Thinking and building in terms of features, modules and functionalities gives us more flexibility in how we assemble them, update them or drop them without losing the whole system. We’ve learned from industrial design and applied the same structure to our digital products. Today components are the most common mode of development and designs systems are a visual representation of this. Thinking in terms of these structures while designing a product is simply the most appropriate way to work.
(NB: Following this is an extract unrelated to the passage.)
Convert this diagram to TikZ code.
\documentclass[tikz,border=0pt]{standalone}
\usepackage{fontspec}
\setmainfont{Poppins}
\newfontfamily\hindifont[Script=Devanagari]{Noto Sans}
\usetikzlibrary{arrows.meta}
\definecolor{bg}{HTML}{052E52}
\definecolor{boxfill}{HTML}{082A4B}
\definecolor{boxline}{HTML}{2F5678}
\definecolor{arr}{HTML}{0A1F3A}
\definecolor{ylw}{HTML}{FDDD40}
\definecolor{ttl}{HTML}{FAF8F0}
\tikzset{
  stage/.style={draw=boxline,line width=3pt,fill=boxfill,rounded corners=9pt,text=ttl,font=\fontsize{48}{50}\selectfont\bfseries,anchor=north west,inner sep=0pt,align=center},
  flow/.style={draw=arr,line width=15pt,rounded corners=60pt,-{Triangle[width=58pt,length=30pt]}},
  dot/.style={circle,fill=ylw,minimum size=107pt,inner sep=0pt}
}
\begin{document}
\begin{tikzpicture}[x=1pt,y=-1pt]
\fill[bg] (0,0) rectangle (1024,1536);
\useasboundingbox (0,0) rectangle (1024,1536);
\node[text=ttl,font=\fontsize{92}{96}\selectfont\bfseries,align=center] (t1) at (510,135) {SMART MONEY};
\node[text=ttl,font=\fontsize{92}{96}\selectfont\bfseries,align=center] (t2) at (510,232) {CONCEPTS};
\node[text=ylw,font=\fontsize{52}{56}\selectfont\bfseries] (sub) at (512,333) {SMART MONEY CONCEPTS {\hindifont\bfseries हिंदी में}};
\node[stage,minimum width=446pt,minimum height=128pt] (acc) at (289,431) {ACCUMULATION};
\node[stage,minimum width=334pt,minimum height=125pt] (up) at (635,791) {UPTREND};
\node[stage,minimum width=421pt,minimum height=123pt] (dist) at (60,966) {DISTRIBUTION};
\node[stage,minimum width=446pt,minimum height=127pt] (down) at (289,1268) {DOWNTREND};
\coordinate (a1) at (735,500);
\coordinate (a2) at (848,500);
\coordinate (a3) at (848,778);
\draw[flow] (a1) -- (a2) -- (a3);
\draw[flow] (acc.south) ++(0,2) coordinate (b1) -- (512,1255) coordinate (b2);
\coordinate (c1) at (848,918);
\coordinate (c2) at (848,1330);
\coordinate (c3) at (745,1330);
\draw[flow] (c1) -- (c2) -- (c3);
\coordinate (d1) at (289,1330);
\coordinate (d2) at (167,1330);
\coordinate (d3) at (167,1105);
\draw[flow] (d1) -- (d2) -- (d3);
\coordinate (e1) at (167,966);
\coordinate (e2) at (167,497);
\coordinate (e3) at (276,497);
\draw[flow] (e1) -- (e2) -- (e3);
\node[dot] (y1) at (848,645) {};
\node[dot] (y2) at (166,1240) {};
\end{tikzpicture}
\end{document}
A famous example of this structure is the Facebook design team. The Product Design Director of Facebook Geoff Teehan explained in an article:
I’m in charge of three main groups: News Feed, interfaces, and feed ads. Interfaces is our way of keeping standards and guidelines across all of Facebook. It’s the group that looks holistically across the entire experience. There are other teams–like search, profile, notifications, etc. — that are in charge of some very specific areas of the application.
In marketing, business and management, products have their own world too. Inspired by design thinking, the term »product thinking« has been growing in popularity within the community for quite a while. The main goal behind it is putting the product at the center of strategic thinking rather than features or the company itself. Most popular strategies follow a similar approach, such as the Business Model Canvas by Alexander Osterwalder.
Also concerning mindset, I would like to make one additional observation that emerged from my experience working with designers and developers. UI designers tend to work in layout software. This is good up until the point the developer turns that layout into something real. The layout has no value any more after that. Maintaining a layout next to a product has yet to work out for me and I’m still waiting for someone to prove otherwise. I maintain that there has to be a moment in the process when UI designers start working on the actual product, for instance commenting over screenshots.
Let’s bring it together.
Do you want to give some productness to your software business? Make sure your company does the following.
- Place a product, service or other value proposition at the center of the thinking and doing of your company.
- That product should have a structure that can be easily maintained by many people — preferably modular and component-based.
- You should have teams that are working in depth on the actual product – adding value for your customers.